Car il fallait fuir. La misère, la faim, les bombes. Et tous les autres dangers. Il fallait partir vers des contrées moins sinistrées, plus vivables. Beaucoup sont donc partis, et partent tous les jours. Beaucoup ne sont pas arrivés, et n’arriveront jamais. J’imagine les veilles de départ. La famille qui se réunit, compte son argent, ramasse le nécessaire. J’imagine la détresse dans les regards, car personne ne part le cœur léger. J’imagine l’espoir, les projets d’avenir, les larmes de la séparation. J’imagine les hésitations quand il faut embarquer par centaines sur un bateau de pêche trop petit et trop peu solide. Voilà que les femmes et les enfants descendent dans la cale, et y resteront quatre, cinq, six jours, dans l’obscurité, dans la promiscuité, dans l’angoisse et la peur. Voilà que les hommes se serrent sur le pont. Et vogue le navire. Et tangue le navire. Et chavire le navire. Je vois les hommes qui sautent à l’eau, nagent et regardent sans rien pouvoir faire pour l’embarcation qui coule, avec, dans son ventre, leurs femmes et leurs enfants. Et je vois aussi que les secours ne viennent pas, ou s’ils viennent, ne secourent pas …

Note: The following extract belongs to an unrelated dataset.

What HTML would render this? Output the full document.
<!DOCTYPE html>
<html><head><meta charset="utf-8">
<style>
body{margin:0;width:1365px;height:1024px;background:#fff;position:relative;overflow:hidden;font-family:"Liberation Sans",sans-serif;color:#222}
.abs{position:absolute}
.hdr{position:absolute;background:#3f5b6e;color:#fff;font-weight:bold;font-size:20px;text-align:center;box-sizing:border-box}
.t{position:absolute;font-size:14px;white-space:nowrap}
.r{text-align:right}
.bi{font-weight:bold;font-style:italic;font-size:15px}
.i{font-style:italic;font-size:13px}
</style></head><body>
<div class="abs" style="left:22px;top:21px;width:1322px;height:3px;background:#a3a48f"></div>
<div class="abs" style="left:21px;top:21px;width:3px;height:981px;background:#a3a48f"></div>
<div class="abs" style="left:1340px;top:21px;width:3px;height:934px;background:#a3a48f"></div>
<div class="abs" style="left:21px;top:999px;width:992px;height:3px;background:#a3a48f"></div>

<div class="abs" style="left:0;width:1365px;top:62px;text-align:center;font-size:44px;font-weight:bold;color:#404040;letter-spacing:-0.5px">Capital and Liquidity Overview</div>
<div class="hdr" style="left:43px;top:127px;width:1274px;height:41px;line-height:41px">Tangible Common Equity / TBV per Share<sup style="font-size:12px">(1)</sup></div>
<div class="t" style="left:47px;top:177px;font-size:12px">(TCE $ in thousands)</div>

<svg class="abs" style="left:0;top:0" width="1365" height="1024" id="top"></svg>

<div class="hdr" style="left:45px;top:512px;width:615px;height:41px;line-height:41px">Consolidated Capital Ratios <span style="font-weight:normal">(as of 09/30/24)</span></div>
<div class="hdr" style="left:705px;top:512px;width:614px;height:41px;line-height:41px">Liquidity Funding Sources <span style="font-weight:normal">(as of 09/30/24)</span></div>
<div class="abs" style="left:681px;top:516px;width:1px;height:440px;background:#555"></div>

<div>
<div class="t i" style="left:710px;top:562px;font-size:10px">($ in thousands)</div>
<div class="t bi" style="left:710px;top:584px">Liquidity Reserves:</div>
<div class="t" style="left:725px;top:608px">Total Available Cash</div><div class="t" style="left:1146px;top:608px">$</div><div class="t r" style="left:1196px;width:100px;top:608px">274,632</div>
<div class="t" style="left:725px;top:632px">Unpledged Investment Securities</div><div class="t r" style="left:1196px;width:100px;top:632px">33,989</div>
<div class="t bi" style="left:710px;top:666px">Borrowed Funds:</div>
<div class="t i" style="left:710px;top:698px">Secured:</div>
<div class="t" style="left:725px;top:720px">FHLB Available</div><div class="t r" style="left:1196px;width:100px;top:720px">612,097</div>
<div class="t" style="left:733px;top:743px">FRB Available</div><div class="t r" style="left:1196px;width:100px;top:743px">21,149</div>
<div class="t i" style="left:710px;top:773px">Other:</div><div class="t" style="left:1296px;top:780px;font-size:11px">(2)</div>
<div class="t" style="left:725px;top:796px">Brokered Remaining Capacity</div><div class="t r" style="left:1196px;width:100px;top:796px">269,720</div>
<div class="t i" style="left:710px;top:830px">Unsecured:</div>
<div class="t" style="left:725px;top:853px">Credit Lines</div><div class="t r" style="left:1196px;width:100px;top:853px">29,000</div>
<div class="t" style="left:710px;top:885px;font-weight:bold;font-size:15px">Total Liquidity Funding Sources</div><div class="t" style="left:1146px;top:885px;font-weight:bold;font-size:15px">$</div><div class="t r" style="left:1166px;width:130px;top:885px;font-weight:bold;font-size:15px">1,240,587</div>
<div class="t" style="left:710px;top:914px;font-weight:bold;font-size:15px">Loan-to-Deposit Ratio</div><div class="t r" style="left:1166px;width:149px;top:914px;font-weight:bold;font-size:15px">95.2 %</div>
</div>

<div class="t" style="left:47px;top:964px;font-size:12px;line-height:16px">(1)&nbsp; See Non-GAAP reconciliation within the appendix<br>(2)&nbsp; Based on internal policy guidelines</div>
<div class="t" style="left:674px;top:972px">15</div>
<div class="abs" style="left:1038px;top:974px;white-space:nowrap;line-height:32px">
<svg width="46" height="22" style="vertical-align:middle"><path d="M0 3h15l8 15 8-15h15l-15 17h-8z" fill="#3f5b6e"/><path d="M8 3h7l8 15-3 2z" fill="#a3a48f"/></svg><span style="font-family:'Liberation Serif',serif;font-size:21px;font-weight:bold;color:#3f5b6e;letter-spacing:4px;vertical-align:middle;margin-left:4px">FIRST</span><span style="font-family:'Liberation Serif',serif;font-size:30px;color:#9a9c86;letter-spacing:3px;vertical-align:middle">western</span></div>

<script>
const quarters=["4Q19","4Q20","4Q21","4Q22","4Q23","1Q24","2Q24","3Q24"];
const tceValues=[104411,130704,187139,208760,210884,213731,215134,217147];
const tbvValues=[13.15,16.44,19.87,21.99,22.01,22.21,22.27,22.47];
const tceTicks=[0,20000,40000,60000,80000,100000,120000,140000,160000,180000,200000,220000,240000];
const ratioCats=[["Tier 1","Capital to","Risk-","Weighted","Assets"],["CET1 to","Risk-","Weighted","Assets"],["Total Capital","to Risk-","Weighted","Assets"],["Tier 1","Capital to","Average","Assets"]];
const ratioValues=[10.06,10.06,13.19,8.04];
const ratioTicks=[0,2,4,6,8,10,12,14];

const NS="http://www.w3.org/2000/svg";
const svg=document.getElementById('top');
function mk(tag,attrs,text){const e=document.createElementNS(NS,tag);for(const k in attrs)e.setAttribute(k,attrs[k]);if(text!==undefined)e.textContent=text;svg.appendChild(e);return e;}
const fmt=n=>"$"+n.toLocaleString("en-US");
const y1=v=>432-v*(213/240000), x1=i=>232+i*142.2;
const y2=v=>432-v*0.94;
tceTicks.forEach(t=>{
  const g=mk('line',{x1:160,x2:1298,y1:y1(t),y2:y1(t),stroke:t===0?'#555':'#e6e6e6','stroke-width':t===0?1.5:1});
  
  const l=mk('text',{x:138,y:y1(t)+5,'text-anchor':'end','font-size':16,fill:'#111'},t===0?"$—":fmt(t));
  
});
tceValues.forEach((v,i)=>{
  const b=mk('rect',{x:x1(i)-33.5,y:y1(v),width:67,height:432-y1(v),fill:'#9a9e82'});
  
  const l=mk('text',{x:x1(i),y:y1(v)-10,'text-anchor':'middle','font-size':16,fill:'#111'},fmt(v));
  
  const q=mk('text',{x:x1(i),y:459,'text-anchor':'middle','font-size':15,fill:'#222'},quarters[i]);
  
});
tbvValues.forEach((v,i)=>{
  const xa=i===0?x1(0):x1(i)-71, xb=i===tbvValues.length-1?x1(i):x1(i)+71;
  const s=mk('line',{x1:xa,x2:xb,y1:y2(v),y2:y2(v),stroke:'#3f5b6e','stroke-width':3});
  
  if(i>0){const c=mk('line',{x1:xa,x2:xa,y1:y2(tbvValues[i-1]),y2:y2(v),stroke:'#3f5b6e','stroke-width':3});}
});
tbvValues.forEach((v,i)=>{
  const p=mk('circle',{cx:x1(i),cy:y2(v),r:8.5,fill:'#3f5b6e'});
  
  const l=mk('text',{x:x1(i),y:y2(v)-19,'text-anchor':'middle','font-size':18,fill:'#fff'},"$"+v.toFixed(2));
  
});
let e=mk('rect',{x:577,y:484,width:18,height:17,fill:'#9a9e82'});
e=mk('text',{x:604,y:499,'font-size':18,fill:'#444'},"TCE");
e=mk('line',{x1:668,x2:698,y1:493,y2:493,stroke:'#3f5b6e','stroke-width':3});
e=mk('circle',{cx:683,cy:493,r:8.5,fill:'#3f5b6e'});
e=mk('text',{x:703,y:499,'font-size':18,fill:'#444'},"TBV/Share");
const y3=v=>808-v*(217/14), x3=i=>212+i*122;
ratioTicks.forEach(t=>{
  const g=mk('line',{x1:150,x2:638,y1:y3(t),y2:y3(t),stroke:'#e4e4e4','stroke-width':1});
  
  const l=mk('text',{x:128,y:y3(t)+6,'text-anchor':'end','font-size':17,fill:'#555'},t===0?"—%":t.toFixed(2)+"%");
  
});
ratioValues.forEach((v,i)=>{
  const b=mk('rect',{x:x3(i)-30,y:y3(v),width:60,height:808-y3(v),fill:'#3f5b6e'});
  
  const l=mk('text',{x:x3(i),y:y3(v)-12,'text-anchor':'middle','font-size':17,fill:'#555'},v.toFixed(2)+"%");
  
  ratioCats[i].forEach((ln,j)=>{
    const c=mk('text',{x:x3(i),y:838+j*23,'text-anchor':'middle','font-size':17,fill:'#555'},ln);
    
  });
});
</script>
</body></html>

Le bateau de pêche, surchargé, était parti cinq jours plus tôt, de Tobrouk, en Lybie. À bord les hommes, femmes et enfants, des Syriens surtout, mais aussi des Pakistanais et des Égyptiens. Le premier signal de détresse a été lancé le 13 juin. La veille du naufrage. Des appels désespérés. Le capitaine aurait quitté le bateau, abandonnant les passagers à leur sort. Il n’y aurait plus d’eau à bord. Et de nouveau j’imagine les scènes de détresse. Dans la cale les mères qui caressent leurs enfants sur le point de mourir de soif. J’entends leurs pleurs et leurs cris. Elles ignorent encore que le pire est à venir. Elles ne savent pas que l’ONG „Alarm Phone“ a reçu des appels désespérés, qu’elle a informé les garde-côtes grecs, que les autorités italiennes et maltaises ont également été mises au courant. Mais qu’aucune opération de sauvetage digne de ce nom n’a été mise en place. De survivants il y en avait 104. La cale a emporté les femmes et les enfants vers les fonds marins.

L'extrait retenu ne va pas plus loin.